## YOUR GOAL
Copy the lines of the data below exactly, starting at the first and stopping after the line that contains "80, 90, 100]"; include no pictures.

## SOURCE DATA
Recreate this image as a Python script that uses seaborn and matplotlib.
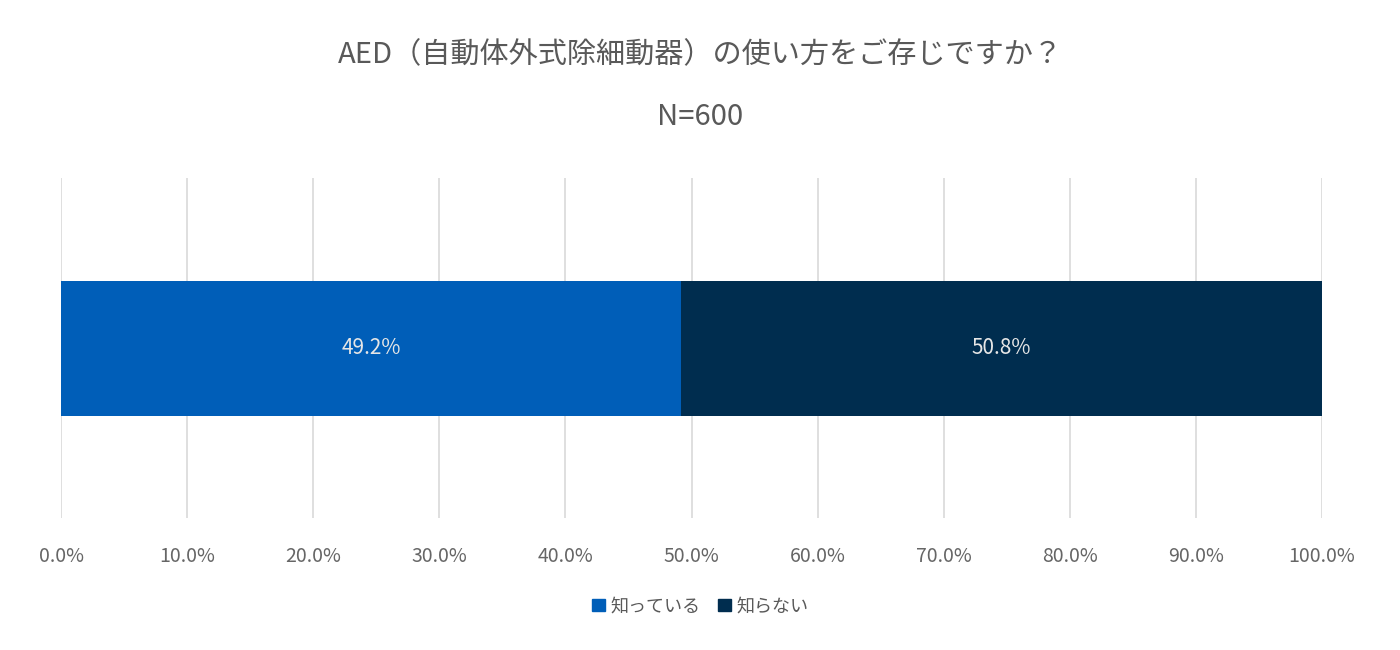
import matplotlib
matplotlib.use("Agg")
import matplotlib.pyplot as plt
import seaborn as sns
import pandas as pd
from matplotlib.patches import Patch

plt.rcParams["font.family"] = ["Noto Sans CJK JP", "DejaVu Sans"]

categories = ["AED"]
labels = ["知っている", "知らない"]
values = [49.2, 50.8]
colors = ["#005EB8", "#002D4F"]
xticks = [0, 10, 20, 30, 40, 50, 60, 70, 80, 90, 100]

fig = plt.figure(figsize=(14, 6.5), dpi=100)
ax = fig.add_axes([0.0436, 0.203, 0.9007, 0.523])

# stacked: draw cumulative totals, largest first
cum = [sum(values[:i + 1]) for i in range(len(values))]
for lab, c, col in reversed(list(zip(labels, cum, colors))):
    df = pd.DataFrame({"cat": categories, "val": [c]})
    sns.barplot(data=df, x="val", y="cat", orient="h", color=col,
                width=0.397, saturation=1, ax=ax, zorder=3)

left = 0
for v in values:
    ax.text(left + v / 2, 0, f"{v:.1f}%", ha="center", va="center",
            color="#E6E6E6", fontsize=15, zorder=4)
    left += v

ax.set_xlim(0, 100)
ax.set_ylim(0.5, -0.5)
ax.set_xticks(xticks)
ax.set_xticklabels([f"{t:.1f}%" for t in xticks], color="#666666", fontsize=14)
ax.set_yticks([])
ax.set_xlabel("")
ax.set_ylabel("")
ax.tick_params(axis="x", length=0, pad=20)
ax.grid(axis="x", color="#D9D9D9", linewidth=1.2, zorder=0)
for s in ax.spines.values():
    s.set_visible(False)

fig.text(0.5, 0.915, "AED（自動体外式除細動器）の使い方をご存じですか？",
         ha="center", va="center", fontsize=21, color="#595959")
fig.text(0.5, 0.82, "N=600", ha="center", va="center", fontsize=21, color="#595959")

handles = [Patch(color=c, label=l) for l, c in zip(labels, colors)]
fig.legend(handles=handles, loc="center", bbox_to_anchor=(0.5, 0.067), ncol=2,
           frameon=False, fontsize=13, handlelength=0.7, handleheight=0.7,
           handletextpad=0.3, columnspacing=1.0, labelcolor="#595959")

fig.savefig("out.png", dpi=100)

## ANSWER TO THE EXERCISE
Recreate this image as a Python script that uses seaborn and matplotlib.
import matplotlib
matplotlib.use("Agg")
import matplotlib.pyplot as plt
import seaborn as sns
import pandas as pd
from matplotlib.patches import Patch

plt.rcParams["font.family"] = ["Noto Sans CJK JP", "DejaVu Sans"]

categories = ["AED"]
labels = ["知っている", "知らない"]
values = [49.2, 50.8]
colors = ["#005EB8", "#002D4F"]
xticks = [0, 10, 20, 30, 40, 50, 60, 70, 80, 90, 100]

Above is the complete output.